Currys and PC World group DSG, formerly Dixons, yesterday abandoned a plan to buy a Russian electricals retailer after a review of other companies in the country.
DSG’s chief executive John Clare had an option to take control of Eldorado, Russia’s biggest electricals retailer – but had to put up £100m of a total £1bn purchase price by the end of this year. Eldorado has 1,000 stores – 20% of the market in Russia and Ukraine – and was described as a “great opportunity” two years ago.
Yesterday, Mr Clare said that after a thorough analysis of Eldorado and Russia, the DSG board had decided the deal was a bad move: “We have done comprehensive due diligence covering a host of things including looking at other companies in Russia in the retail sector and beyond. Overall the board has concluded it would not be in the interests of shareholders to pursue the option. That is about as much as I can tell you.”
The £100m set aside for the deal will now be returned to shareholders through a buyback.

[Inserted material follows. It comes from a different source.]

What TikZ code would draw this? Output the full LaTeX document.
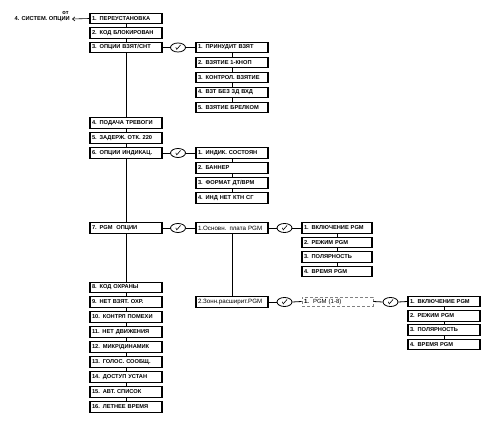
\documentclass[tikz,border=0pt]{standalone}
\usepackage{fontspec}
\setmainfont{Liberation Sans}
\usetikzlibrary{shapes.geometric,arrows.meta}
\tikzset{
  bx/.style={draw, line width=1.1pt, minimum width=72pt, minimum height=10.5pt,
    text width=68pt, inner xsep=2pt, inner ysep=0pt, align=left,
    font=\fontsize{5.7}{6}\selectfont\bfseries},
  bxr/.style={bx, font=\fontsize{6.2}{6.5}\selectfont},
  dbx/.style={draw=gray, densely dashed, line width=0.6pt, minimum width=71pt, minimum height=9pt,
    text width=67pt, inner xsep=2pt, inner ysep=0pt, align=left,
    font=\fontsize{6}{6.5}\selectfont},
  chk/.style={draw, ellipse, line width=0.8pt, minimum width=15pt, minimum height=9pt, inner sep=0pt},
  ln/.style={line width=0.8pt},
  lbl/.style={font=\fontsize{5.7}{6}\selectfont\bfseries, inner sep=0pt},
}
\newcommand{\tick}[1]{\draw[line width=0.6pt] ([shift={(-2.2pt,0.2pt)}]#1.center) -- ([shift={(-1.2pt,-1.8pt)}]#1.center) -- ([shift={(2.6pt,2.6pt)}]#1.center);}
\begin{document}
\begin{tikzpicture}[x=1pt,y=-1pt]
\useasboundingbox (0,0) rectangle (490,422);
% left column
\node[bx] (L1) at (126,18.5) {1. ПЕРЕУСТАНОВКА};
\node[bx] (L2) at (126,33) {2. КОД БЛОКИРОВАН};
\node[bx] (L3) at (126,47.5) {3. ОПЦИИ ВЗЯТ/СНТ};
\node[bx] (L4) at (126,123) {4. ПОДАЧА ТРЕВОГИ};
\node[bx] (L5) at (126,138) {5. ЗАДЕРЖ. ОТК. 220};
\node[bx] (L6) at (126,153) {6. ОПЦИИ ИНДИКАЦ.};
\node[bx] (L7) at (126,228) {7. PGM\ \ ОПЦИИ};
\node[bx] (L8) at (126,287.5) {8. КОД ОХРАНЫ};
\node[bx] (L9) at (126,302) {9. НЕТ ВЗЯТ. ОХР.};
\node[bx] (L10) at (126,317) {10. КОНТРЛ ПОМЕХИ};
\node[bx] (L11) at (126,332) {11. НЕТ ДВИЖЕНИЯ};
\node[bx] (L12) at (126,347) {12. МИКР/ДИНАМИК};
\node[bx] (L13) at (126,362) {13. ГОЛОС. СООБЩ.};
\node[bx] (L14) at (126,377) {14. ДОСТУП УСТАН};
\node[bx] (L15) at (126,392) {15. АВТ. СПИСОК};
\node[bx] (L16) at (126,407) {16. ЛЕТНЕЕ ВРЕМЯ};
\foreach \a/\b in {L1/L2,L2/L3,L3/L4,L4/L5,L5/L6,L6/L7,L7/L8,L8/L9,L9/L10,L10/L11,L11/L12,L12/L13,L13/L14,L14/L15,L15/L16}
  \draw[ln] (\a.south) -- (\b.north);
% top-left label
\node[lbl, anchor=east] (sys) at (70,19.5) {4. СИСТЕМ. ОПЦИИ};
\node[lbl] (ot) at (65.5,13) {от};
\coordinate (ae) at (72,19);
\draw[line width=0.6pt, -{Straight Barb[length=2.5pt,width=4pt]}] (L1.west) -- (ae);
% sub A
\node[bx] (A1) at (232,47.5) {1. ПРИНУДИТ ВЗЯТ};
\node[bx] (A2) at (232,62.5) {2. ВЗЯТИЕ 1-КНОП};
\node[bx] (A3) at (232,77.5) {3. КОНТРОЛ. ВЗЯТИЕ};
\node[bx] (A4) at (232,92.5) {4. ВЗТ БЕЗ ЗД ВХД};
\node[bx] (A5) at (232,107.5) {5. ВЗЯТИЕ БРЕЛКОМ};
\foreach \a/\b in {A1/A2,A2/A3,A3/A4,A4/A5} \draw[ln] (\a.south) -- (\b.north);
\node[chk] (c1) at (178,47.5) {};
\tick{c1}
\draw[ln] (L3.east) -- (c1.west);
\draw[ln] (c1.east) -- (A1.west);
% sub B
\node[bx] (B1) at (232,153) {1. ИНДИК. СОСТОЯН};
\node[bx] (B2) at (232,168) {2. БАННЕР};
\node[bx] (B3) at (232,183) {3. ФОРМАТ ДТ/ВРМ};
\node[bx] (B4) at (232,198) {4. ИНД НЕТ КТН СГ};
\foreach \a/\b in {B1/B2,B2/B3,B3/B4} \draw[ln] (\a.south) -- (\b.north);
\node[chk] (c2) at (178,153) {};
\tick{c2}
\draw[ln] (L6.east) -- (c2.west);
\draw[ln] (c2.east) -- (B1.west);
% PGM
\node[bxr] (P1) at (232,228) {1.Основн. плата PGM};
\node[bxr] (P2) at (232,302) {2.Зонн.расширит.PGM};
\draw[ln] (P1.south) -- (P2.north);
\node[chk] (c3) at (178,228) {};
\tick{c3}
\draw[ln] (L7.east) -- (c3.west);
\draw[ln] (c3.east) -- (P1.west);
% sub C
\node[bx, minimum width=70pt, text width=66pt] (C1) at (337,228) {1. ВКЛЮЧЕНИЕ PGM};
\node[bx, minimum width=70pt, text width=66pt] (C2) at (337,242.5) {2. РЕЖИМ PGM};
\node[bx, minimum width=70pt, text width=66pt] (C3) at (337,257) {3. ПОЛЯРНОСТЬ};
\node[bx, minimum width=70pt, text width=66pt] (C4) at (337,271.5) {4. ВРЕМЯ PGM};
\foreach \a/\b in {C1/C2,C2/C3,C3/C4} \draw[ln] (\a.south) -- (\b.north);
\node[chk] (c4) at (284.5,228) {};
\tick{c4}
\draw[ln] (P1.east) -- (c4.west);
\draw[ln] (c4.east) -- (C1.west);
% zone expander
\node[dbx] (Z1) at (337.5,301.5) {\textbf{1.}\ \ PGM (1-8)};
\node[chk] (c5) at (284.5,302) {};
\tick{c5}
\draw[ln] (P2.east) -- (c5.west);
\draw[ln] (c5.east) -- (Z1.west);
\node[chk] (c6) at (390.5,302) {};
\tick{c6}
\draw[ln] (Z1.east) -- (c6.west);
% sub D
\node[bx] (D1) at (444,301.5) {1. ВКЛЮЧЕНИЕ PGM};
\node[bx] (D2) at (444,316) {2. РЕЖИМ PGM};
\node[bx] (D3) at (444,330) {3. ПОЛЯРНОСТЬ};
\node[bx] (D4) at (444,344.5) {4. ВРЕМЯ PGM};
\foreach \a/\b in {D1/D2,D2/D3,D3/D4} \draw[ln] (\a.south) -- (\b.north);
\draw[ln] (c6.east) -- (D1.west);
\end{tikzpicture}
\end{document}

The decision to pull out of Russia was unveiled as DSG posted full year profits down 5% to £295m – before a £170m one-off charge linked to the costs of restructuring the group’s underperforming Italian chain, UniEuro, and shutting the loss-making PC City outlets in France.
Mr Clare, however, insisted that DSG’s strategy to increase its international presence was the right one. He said DSG would probably look again at Russia in the future. Like for-like sales at DSG climbed 4% on the previous year, driven by sales of laptops and flat-panel TVs. The results were the last to be delivered by Mr Clare, who is to step down after 13 years as chief executive. DSG has named John Browett of Tesco as his successor.